··· SUPPLIED MATERIAL

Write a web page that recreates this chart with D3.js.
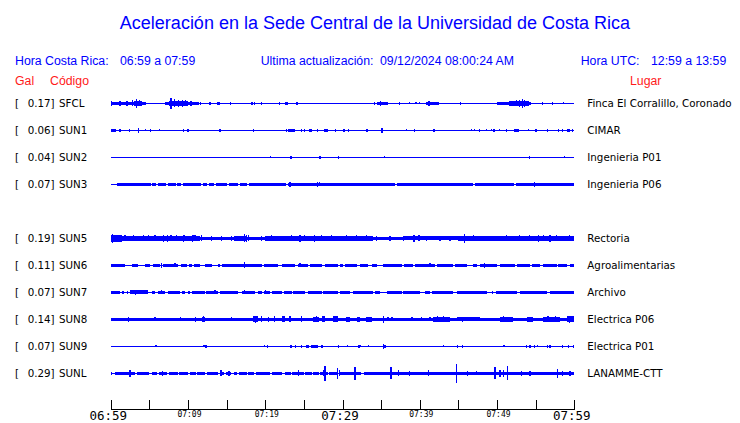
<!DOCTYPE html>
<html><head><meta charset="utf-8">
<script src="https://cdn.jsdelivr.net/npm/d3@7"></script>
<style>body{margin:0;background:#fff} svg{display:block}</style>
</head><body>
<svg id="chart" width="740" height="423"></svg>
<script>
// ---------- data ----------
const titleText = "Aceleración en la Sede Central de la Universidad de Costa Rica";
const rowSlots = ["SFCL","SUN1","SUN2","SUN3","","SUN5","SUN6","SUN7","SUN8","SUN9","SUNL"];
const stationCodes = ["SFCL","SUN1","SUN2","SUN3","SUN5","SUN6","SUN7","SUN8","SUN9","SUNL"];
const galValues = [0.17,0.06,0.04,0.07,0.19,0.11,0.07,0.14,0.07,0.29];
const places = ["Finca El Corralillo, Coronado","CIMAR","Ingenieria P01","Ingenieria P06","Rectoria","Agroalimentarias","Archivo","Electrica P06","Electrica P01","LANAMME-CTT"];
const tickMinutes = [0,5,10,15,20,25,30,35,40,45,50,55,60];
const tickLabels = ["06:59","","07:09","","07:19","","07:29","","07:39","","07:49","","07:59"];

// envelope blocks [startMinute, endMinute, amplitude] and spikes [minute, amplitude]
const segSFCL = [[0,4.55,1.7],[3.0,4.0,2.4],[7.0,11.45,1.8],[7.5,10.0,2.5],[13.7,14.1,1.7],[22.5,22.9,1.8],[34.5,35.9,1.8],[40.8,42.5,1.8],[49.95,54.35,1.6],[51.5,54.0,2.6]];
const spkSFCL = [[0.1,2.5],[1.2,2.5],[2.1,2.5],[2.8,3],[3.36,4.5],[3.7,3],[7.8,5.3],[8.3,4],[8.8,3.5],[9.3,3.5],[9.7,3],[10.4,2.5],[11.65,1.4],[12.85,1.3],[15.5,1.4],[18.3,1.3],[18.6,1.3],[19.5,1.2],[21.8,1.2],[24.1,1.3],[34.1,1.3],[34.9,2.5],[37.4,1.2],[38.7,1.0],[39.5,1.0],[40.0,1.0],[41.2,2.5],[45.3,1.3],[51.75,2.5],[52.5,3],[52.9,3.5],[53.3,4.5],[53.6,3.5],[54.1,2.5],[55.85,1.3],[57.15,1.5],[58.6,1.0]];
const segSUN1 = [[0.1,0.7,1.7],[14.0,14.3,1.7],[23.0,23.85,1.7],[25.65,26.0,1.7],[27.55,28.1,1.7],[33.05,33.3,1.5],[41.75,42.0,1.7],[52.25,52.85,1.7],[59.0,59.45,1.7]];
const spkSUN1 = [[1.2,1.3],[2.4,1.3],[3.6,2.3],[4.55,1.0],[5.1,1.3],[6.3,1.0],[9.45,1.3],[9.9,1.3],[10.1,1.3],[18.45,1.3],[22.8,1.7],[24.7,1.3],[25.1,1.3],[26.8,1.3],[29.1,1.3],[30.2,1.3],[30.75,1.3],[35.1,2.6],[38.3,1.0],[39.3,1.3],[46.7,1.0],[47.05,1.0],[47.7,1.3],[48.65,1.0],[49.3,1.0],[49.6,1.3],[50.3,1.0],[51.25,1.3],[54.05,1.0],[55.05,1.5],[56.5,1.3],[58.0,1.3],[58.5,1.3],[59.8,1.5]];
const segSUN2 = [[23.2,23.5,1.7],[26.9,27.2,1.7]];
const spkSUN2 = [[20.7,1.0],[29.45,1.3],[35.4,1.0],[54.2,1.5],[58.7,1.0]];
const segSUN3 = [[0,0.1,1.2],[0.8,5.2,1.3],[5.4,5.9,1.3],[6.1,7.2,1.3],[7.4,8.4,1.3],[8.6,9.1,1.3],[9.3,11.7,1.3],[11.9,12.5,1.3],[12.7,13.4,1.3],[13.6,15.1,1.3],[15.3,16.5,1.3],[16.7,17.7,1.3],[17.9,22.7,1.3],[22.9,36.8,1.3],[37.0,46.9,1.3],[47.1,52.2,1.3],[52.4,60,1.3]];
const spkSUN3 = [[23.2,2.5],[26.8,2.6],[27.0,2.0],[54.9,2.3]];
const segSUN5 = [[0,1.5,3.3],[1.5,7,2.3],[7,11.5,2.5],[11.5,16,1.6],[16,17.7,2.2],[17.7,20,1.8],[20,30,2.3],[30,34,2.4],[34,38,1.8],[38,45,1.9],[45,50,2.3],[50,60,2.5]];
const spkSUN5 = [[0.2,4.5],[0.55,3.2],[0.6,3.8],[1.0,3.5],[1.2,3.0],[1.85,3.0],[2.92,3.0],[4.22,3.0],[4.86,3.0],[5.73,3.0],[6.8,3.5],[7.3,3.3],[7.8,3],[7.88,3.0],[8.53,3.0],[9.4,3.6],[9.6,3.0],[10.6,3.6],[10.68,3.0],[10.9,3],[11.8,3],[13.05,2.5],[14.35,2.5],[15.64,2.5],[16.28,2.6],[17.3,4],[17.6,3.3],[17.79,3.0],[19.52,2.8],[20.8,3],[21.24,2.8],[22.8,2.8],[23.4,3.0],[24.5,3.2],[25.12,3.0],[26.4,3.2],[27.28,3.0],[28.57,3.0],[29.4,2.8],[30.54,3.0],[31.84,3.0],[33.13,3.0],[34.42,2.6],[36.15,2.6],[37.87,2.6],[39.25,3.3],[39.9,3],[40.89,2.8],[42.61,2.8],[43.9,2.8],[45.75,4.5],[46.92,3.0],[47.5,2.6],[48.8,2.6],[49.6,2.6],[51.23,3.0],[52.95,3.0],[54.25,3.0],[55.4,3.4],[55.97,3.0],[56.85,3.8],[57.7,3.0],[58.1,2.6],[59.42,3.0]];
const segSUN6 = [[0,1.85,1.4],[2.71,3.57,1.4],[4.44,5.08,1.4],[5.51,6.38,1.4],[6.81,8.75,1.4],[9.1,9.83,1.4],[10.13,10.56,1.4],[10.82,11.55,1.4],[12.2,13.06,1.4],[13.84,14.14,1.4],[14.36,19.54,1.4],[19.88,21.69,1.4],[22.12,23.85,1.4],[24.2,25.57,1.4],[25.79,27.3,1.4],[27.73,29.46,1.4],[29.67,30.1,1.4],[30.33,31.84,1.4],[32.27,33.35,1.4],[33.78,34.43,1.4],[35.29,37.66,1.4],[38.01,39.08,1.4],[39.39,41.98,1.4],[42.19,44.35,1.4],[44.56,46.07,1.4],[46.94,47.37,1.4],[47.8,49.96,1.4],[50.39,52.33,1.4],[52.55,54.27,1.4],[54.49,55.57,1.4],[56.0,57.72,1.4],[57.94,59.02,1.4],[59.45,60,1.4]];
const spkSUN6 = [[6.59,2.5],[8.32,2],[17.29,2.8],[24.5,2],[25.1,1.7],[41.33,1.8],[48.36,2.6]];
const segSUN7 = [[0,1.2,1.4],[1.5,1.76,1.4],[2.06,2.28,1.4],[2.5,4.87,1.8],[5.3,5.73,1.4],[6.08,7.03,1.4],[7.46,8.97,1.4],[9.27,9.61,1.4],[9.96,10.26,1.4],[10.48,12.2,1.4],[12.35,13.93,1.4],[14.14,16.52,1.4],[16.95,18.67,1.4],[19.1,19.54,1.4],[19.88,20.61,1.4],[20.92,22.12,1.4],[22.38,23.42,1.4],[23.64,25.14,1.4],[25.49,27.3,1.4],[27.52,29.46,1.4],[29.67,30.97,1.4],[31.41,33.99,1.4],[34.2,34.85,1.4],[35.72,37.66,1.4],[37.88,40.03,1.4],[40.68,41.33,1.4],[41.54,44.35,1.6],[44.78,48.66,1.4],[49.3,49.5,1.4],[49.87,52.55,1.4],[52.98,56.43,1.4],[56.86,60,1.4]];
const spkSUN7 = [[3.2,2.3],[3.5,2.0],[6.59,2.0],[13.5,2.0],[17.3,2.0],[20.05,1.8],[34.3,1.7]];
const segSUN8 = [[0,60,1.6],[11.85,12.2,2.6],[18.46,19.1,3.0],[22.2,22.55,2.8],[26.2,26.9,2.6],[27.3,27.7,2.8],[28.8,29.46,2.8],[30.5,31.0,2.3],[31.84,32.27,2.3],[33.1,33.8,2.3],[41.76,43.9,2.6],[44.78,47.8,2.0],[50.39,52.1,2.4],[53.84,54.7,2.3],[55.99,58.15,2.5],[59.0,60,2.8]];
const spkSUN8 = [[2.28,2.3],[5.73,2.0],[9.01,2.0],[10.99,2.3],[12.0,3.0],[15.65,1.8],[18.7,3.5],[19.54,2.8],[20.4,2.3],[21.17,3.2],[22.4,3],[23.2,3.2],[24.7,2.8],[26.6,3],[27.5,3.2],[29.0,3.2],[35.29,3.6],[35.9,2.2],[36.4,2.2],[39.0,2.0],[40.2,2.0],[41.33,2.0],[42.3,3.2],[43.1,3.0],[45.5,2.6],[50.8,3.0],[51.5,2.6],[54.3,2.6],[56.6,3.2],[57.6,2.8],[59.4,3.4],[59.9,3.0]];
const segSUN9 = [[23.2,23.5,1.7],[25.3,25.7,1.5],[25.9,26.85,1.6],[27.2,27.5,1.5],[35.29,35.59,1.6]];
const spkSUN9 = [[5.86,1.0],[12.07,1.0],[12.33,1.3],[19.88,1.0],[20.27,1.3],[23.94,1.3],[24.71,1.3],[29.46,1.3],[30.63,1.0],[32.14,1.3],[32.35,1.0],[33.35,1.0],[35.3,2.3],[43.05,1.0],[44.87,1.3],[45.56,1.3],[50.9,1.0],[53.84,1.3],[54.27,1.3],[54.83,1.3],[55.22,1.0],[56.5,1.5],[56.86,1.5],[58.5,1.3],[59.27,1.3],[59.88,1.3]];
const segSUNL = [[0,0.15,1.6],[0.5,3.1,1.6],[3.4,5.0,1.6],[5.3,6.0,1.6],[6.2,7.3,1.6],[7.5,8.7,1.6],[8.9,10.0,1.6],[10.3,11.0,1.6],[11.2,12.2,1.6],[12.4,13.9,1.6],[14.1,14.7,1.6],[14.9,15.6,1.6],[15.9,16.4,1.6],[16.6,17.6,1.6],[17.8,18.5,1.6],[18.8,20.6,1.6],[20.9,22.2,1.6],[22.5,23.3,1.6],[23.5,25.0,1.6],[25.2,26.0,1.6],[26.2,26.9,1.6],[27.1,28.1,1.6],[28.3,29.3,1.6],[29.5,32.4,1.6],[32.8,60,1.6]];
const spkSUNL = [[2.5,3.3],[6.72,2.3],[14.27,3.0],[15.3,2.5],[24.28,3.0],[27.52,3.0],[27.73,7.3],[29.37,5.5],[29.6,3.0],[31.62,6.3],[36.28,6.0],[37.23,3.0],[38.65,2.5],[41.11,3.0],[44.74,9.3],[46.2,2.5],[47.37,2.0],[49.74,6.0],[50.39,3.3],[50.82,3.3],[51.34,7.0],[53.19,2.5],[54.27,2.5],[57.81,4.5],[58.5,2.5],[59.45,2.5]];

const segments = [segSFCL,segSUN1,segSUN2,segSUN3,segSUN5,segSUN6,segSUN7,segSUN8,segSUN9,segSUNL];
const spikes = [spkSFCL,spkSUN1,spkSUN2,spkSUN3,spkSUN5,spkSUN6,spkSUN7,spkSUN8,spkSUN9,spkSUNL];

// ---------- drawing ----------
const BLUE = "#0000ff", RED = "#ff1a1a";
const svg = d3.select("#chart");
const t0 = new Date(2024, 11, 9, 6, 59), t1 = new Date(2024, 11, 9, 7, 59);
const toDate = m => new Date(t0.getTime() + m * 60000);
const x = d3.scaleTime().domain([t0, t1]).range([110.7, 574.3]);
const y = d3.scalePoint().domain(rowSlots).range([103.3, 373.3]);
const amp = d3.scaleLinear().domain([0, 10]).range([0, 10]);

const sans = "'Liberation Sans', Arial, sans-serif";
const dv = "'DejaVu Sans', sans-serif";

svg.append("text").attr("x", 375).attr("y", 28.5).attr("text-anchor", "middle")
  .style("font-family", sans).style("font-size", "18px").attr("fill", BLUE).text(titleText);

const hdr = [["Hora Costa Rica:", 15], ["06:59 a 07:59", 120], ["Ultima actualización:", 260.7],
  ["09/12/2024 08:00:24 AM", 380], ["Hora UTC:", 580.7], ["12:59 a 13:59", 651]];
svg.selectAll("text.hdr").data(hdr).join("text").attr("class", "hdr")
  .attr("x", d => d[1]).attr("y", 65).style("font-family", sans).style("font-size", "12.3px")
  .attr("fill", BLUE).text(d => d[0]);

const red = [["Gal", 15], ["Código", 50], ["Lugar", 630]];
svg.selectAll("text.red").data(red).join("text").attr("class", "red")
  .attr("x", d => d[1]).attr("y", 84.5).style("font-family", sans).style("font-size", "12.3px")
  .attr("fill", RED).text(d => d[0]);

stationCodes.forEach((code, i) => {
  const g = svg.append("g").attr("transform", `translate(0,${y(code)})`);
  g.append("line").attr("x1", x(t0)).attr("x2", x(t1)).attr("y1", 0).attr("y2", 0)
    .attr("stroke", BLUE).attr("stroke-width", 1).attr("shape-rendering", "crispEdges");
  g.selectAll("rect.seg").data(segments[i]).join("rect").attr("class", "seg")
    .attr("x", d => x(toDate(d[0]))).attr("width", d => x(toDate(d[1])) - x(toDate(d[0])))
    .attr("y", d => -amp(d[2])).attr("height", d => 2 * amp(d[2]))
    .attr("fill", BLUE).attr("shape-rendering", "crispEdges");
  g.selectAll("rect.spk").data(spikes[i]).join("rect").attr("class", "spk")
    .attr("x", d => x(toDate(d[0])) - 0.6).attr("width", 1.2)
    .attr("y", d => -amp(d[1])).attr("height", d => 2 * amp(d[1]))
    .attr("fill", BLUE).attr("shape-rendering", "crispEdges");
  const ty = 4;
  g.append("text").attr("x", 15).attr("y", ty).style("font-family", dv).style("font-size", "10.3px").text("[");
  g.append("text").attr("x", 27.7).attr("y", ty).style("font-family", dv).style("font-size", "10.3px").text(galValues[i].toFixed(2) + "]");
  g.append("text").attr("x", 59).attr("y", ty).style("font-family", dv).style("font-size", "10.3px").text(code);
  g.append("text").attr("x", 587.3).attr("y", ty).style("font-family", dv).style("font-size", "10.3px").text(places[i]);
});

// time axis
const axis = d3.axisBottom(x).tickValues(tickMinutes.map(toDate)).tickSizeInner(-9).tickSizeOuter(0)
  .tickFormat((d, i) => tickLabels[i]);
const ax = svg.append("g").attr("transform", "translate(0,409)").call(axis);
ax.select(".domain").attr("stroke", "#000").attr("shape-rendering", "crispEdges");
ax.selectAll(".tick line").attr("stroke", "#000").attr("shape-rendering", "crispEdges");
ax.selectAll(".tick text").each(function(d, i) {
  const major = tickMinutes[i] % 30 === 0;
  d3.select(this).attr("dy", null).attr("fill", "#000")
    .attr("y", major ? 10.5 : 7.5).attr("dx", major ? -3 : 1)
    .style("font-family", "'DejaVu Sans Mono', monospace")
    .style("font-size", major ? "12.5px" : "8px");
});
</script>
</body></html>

······

◆ INSTRUCTION:
Which lines above contain the word "this"? Copy each of them.

◆ FINAL RESULT:
Write a web page that recreates this chart with D3.js.
  d3.select(this).attr("dy", null).attr("fill", "#000")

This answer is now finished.